The key here is "compatible." Microsoft's many previous attempts to gain a presence in the tablet market -- it's been trying for a decade longer than the iPad has existed -- have failed because its Windows OSes weren't designed for the context. Slapping a pen- or touch-based interface onto an OS designed fundamentally for mouse and keyboard input didn't work. Apps, common libraries, and OS services all assumed those input devices, and what they presented users onscreen was simply unsuited for pen or gesture control. A few industries created special tablet apps that were pen-oriented, but in essence that reduced Windows tablets to dedicated app devices, keeping it out of broad-based adoption. By contrast, Apple designed iOS for gesture-based input, and people took to it easily -- and developers had to think in the mind-set to even be able to deliver apps.
This week, Microsoft explicitly admitted its old "finger as mouse" approach to touch was a bad idea. From what Microsoft has shown this week, it's clear that Windows 8's Metro UI is designed at the core for gesture-based input. Unlike Windows XP, Vista, and 7, its UI is not the standard Windows interface with touch technology slapped on. Microsoft may well have finally removed one of the key barriers to successful Windows tablets -- assuming developers can create "big" apps like Office and Photoshop in Metro; if not, it will be hard to say Windows 8 tablets are any better than iPads.
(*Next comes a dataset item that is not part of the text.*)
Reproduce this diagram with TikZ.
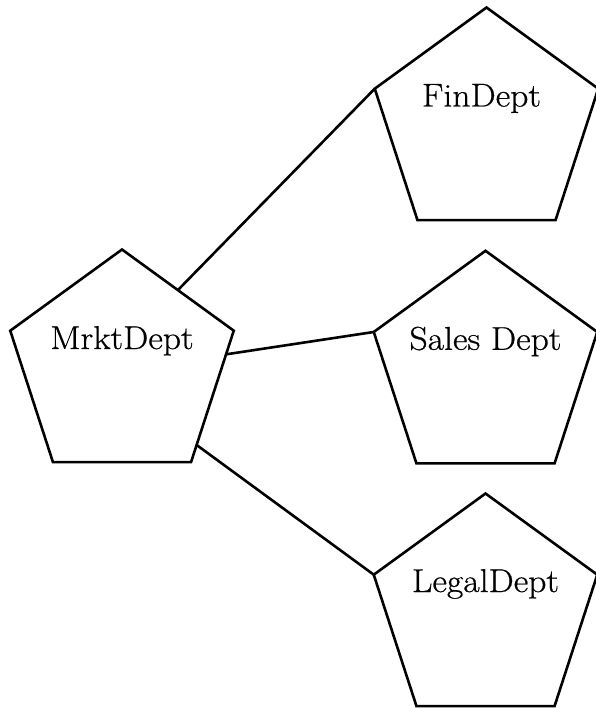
\documentclass[tikz,border=0pt]{standalone}
\usepackage{fontspec}
\setmainfont{Latin Modern Roman}[FakeStretch=1.08, FakeBold=0.6]
\usetikzlibrary{shapes.geometric,calc}
\begin{document}
\begin{tikzpicture}[x=1pt,y=-1pt,
  dept/.style={regular polygon, regular polygon sides=5, draw, line width=2.6pt,
    minimum size=235pt, inner sep=0pt, outer sep=0pt, line join=miter},
  lbl/.style={font=\fontsize{33}{36}\selectfont, anchor=base, inner sep=0pt},
  link/.style={line width=2.6pt}]
\useasboundingbox (0,0) rectangle (595,708);
\node[dept] (fin) at (486.5,125) {};
\node[dept] (mrkt) at (122,367) {};
\node[dept] (sales) at (485.5,368.3) {};
\node[dept] (legal) at (485.5,611) {};
\node[lbl] (tfin) at ([xshift=-5pt,yshift=18.5pt]fin.center) {FinDept};
\node[lbl] (tmrkt) at ([yshift=18pt]mrkt.center) {MrktDept};
\node[lbl] (tsales) at ([yshift=18.5pt]sales.center) {Sales Dept};
\node[lbl] (tlegal) at ([yshift=19pt]legal.center) {LegalDept};
\draw[link] (mrkt.side 5) -- (fin.corner 2);
\draw[link] ($(mrkt.corner 5)!0.18!(mrkt.corner 4)$) -- (sales.corner 2);
\draw[link] ($(mrkt.corner 5)!0.87!(mrkt.corner 4)$) -- (legal.corner 2);
\end{tikzpicture}
\end{document}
Microsoft also risks breaking the experience on the desktop, where the vast majority of people still compute. (Although I believe we are moving into a post-PC world in which mobile devices will become dominant, that won't happen overnight, and there will still be a place for old-style PCs as specialty workstations.) "Legacy" Win32s apps from Windows 7 and earlier won't get the Windows 8 Metro UI goodness unless they are at least partially revised; even then, they'll be limited.
Users will find that touch, syncing, and interapplication sharing won't always work. (A big change in Windows 8 is the use of contracts, which provide a common template for sharing. Any apps that use the same contract can share information or state automatically. Thus, apps can work together without having been designed explicitly to.) Imagine picking up your Windows 8 tablet and launching an app that doesn't support touch. Whoops! That can't happen on an iPad precisely because it doesn't run Mac OS X apps.
Microsoft's pitiful touch-based version of Windows 7 showed how touchscreen PCs can be unnatural to use -- for starters, the screen is in the wrong place. Yet Windows 8 assumes that all screens will be touchscreens by 2015. Microsoft says the Metro UI is designed for such vertical touching; see where it places the app bar for application functions and the charm bar for systemwide resources, as well as its use of a floating keyboard that, like the forthcoming iOS 5, has a split-display option for thumb typing. The idea is to keep people's hands away from the center from the screen unless they are manipulating an object in that spot.
Microsoft says that approach works for both vertical monitors, such as on PCs, and horizontal ones, such as on tablets. Apple chairman Steve Jobs says vertical touchscreens are senseless, so Mac OS X encourages the use of touchpads. I can't say for sure until I test Windows 8 both ways, but it does seem as if Microsoft has thought through this issue.
Still, Microsoft's support for legacy applications on Intel x86-based systems and for two different types of touchscreens (flat and vertical) could confuse and turn off users. It's fine if the UI differs between tablets and PCs; they are used differently and thus should have variations. Apple has shown that beautifully in iOS and Mac OS X, which share UI approaches but remain distinct where it makes sense. Microsoft has to reach similarly smart decisions. At first blush, it seems to have done so for Windows 8 and for Metro apps but Mixrosoft also showed almost no legacy apps, so it's hard to tell what the real user experience is like when switching among application generations and across devices with different hardware capabilities.